» **GIVEN INFORMATION**:
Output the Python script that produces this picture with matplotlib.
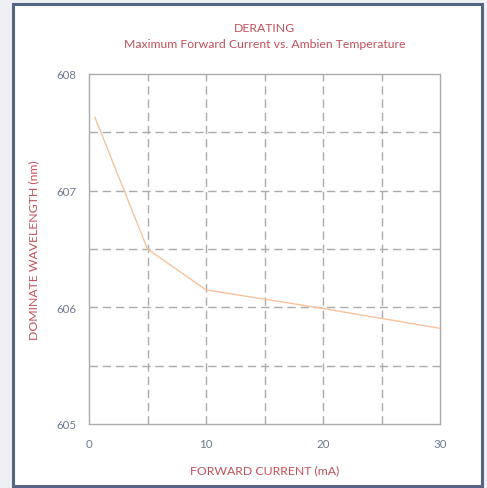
import matplotlib
matplotlib.use("Agg")
import matplotlib.pyplot as plt
from matplotlib.patches import Rectangle

# Forward current (mA) vs. dominant wavelength (nm)
current_ma = [0.5, 5, 10, 15, 20, 25, 30]
wavelength_nm = [607.63, 606.5, 606.15, 606.07, 605.99, 605.905, 605.82]

x_ticks = [0, 10, 20, 30]
y_ticks = [605, 606, 607, 608]
x_grid = [5, 10, 15, 20, 25]
y_grid = [605.5, 606, 606.5, 607, 607.5]

title_main = "DERATING"
title_sub = "Maximum Forward Current vs. Ambien Temperature"
x_label = "FORWARD CURRENT (mA)"
y_label = "DOMINATE WAVELENGTH (nm)"

red = "#c6505a"
tick_color = "#6f7891"
grid_color = "#ababab"
line_color = "#f8c29c"

plt.rcParams["font.family"] = ["Lato", "DejaVu Sans"]

fig = plt.figure(figsize=(4.87, 4.89), dpi=100)
fig.patch.set_facecolor("#eef0f4")

# white panel with a slate border
panel = Rectangle((13 / 487, 1 - 487 / 489), (482 - 13) / 487, (487 - 5) / 489,
                  transform=fig.transFigure, facecolor="white",
                  edgecolor="#566584", linewidth=2.2, zorder=-1)
fig.patches.append(panel)

ax = fig.add_axes([89 / 487, 1 - 425 / 489, (440 - 89) / 487, (425 - 75) / 489])
ax.set_zorder(1)
ax.set_facecolor("white")

ax.plot(current_ma, wavelength_nm, color=line_color, linewidth=1.0, zorder=3)

ax.set_xlim(0, 30)
ax.set_ylim(605, 608)
ax.set_xticks(x_ticks)
ax.set_yticks(y_ticks)
ax.set_xticklabels([str(v) for v in x_ticks])
ax.set_yticklabels([str(v) for v in y_ticks])
ax.tick_params(length=0, labelsize=8.3, colors=tick_color)
ax.tick_params(axis="y", pad=9)
ax.tick_params(axis="x", pad=10)

for v in x_grid:
    ax.axvline(v, color=grid_color, linewidth=1.0, dashes=(6, 3.5), zorder=1)
for v in y_grid:
    ax.axhline(v, color=grid_color, linewidth=1.0, dashes=(6, 3.5), zorder=1)

for s in ax.spines.values():
    s.set_color(grid_color)
    s.set_linewidth(1.0)

ax.set_xlabel(x_label, color=red, fontsize=8.8, labelpad=11)
ax.set_ylabel(y_label, color=red, fontsize=8.8, labelpad=12)

fig.text(0.5435, 1 - 28 / 489, title_main, color=red, fontsize=8.8,
         ha="center", va="center")
fig.text(0.5435, 1 - 44 / 489, title_sub, color=red, fontsize=8.8,
         ha="center", va="center")

fig.savefig("out.png", dpi=100, facecolor=fig.get_facecolor())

» **AIM**: Output exactly the span of lines from the top of the listing through the line holding "y_grid = [605.5, 606, 606.5, 607, 607.5]", and leave every picture out.

» **OUTPUT BELOW**:
Output the Python script that produces this picture with matplotlib.
import matplotlib
matplotlib.use("Agg")
import matplotlib.pyplot as plt
from matplotlib.patches import Rectangle

# Forward current (mA) vs. dominant wavelength (nm)
current_ma = [0.5, 5, 10, 15, 20, 25, 30]
wavelength_nm = [607.63, 606.5, 606.15, 606.07, 605.99, 605.905, 605.82]

x_ticks = [0, 10, 20, 30]
y_ticks = [605, 606, 607, 608]
x_grid = [5, 10, 15, 20, 25]
y_grid = [605.5, 606, 606.5, 607, 607.5]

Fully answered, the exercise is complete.